The seven other men apparently did the same in other locations, pouring bottles of Greek fire on mattresses and hallways, lobbing them against doors and hurling them against wooden docks. Fire alarms began to sound. Before the night was over, fifteen hotels and the Barnum Museum, which housed a jumble of animals, freaks and frauds, had been set ablaze. Fire brigades tore through the streets and eventually put out the blazes, which caused much damage but no deaths. Within days, New York papers called the plot an act of evil.
Meanwhile, Richard McCulloh, a chemistry professor, had filled a small Richmond laboratory with cats. Early in 1865, as a group of Confederates watched through a small glass window in the door, McCulloh dropped a handkerchief soaked with liquid into the room. Within a minute, the cats began to gasp for breath. Seconds later, they suffocated as the handkerchief burst into flames.
McCulloh’s new chemical weapon had performed perfectly. Supporters excitedly reported the results to President Jefferson Davis in February of 1865. McCulloh had spent a year hunkered in his secret laboratory, trying to perfect his formula for the Confederacy. Its contents were — and remain to this day — a mystery. Before it could be put to use, however, Richmond fell on April 3, 1865. McCulloh’s laboratory was abandoned as he fled. He was captured two months later off the coast of Florida and served nearly two years in prison, most of it in solitary confinement in the Virginia State Penitentiary.
As for Dr. Blackburn, he abandoned his scheme to poison New York’s Croton Reservoir and — just five months after his first visit — returned to Bermuda, which in September 1864 was battling a new and even more terrible yellow fever epidemic. Once again, Blackburn collected infected clothing and packed it in trunks. A hotel keeper in Bermuda agreed to store the trunks until final shipping arrangements could be made.

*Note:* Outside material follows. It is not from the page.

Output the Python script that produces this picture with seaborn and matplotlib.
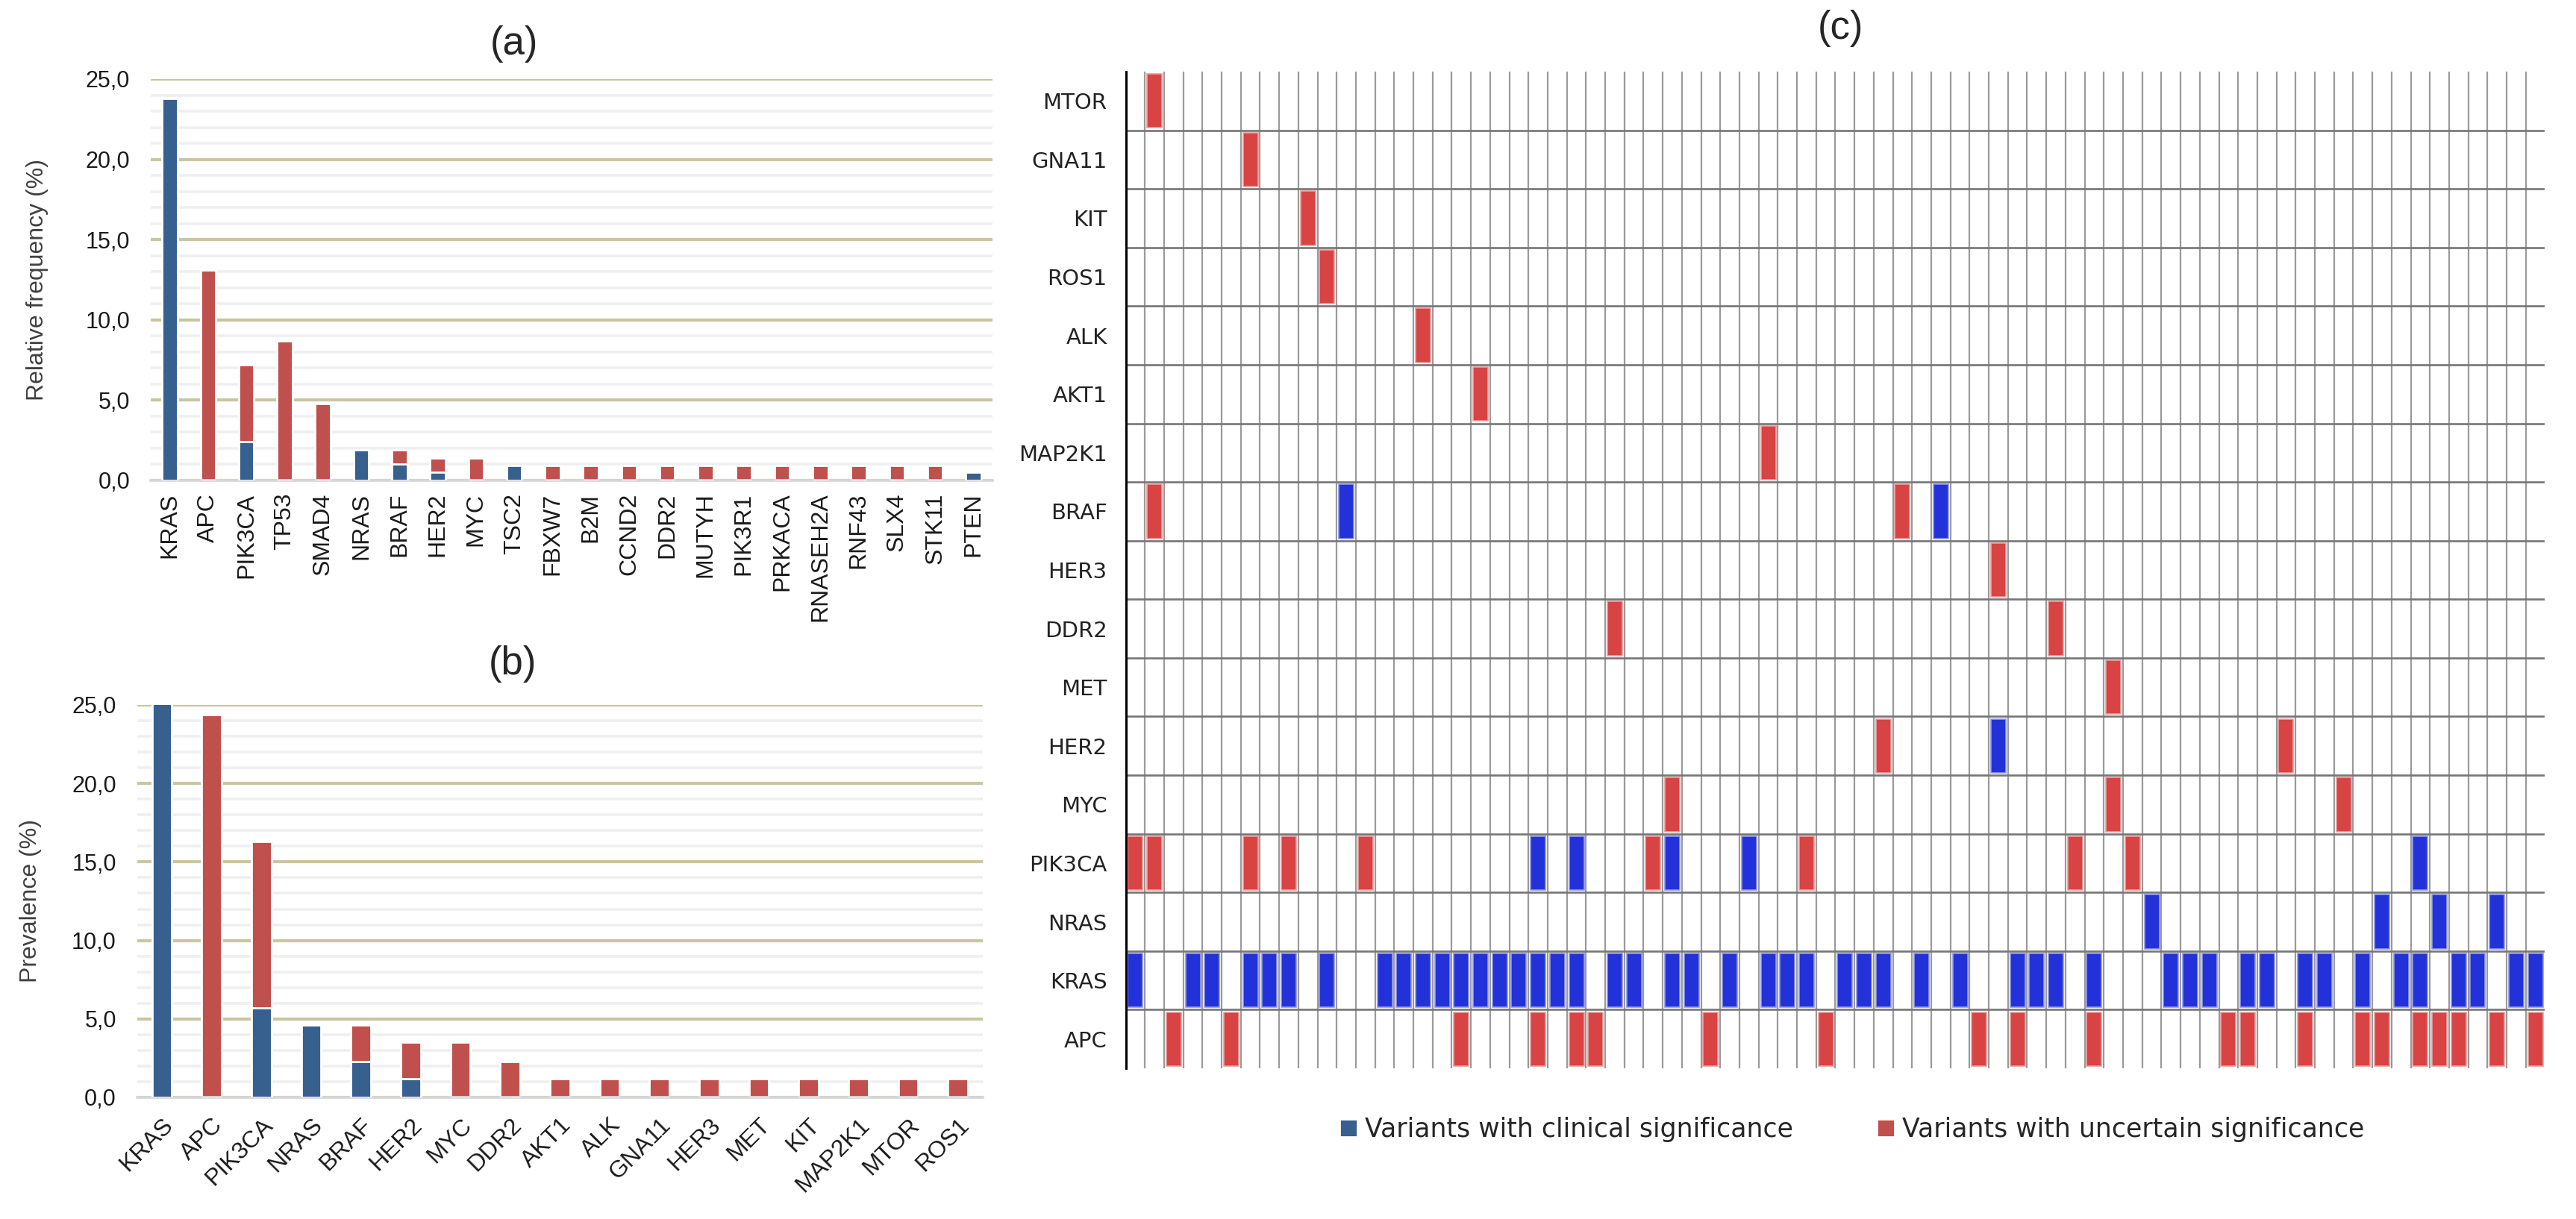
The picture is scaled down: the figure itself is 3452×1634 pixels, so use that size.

However, by the time Blackburn had returned to the U.S., his assistant, Mr.Hyams (the Englishman who had smuggled Blackburns first set of suitcases), had gone to the authorities with a terrible tale to tell. Angry that Blackburn had never paid him, Hyams made a lengthy statement to the authorities about Blackburn’s efforts at bioterrorism. He acknowledged delivering several suitcases to Northern cities, although he stated that he never delivered any of the suitcases to President Lincoln.
On April 14, the day Lincoln was assassinated, a Confederate agent appeared at the hotels office in Bermuda and repeated many of the allegations made by Hyams. A bombshell discovery followed – three infected suitcases were found in the Bermuda hotel. They were quarantined immediately and, according to one of the agents, contained “dirty flannel pants and shirts . . . taken from the sick and dying . . . ”
Blackburn was arrested in Montreal on May 25, 1865. The New York Times trumpeted news of “The Yellow Fever Fiend,” also known as “Dr. Black Vomit.” He was called “a hideous devil” responsible for “one of the most fiendish plots ever concocted by the wickedness of man” and blamed for outbreaks of yellow fever.
But though yellow fever epidemics occurred regularly during the Civil War, they owed nothing to Blackburn’s efforts. He and others were mistaken in thinking that soiled clothing could spread the disease. It is now known that yellow fever is spread by the bite of a mosquito.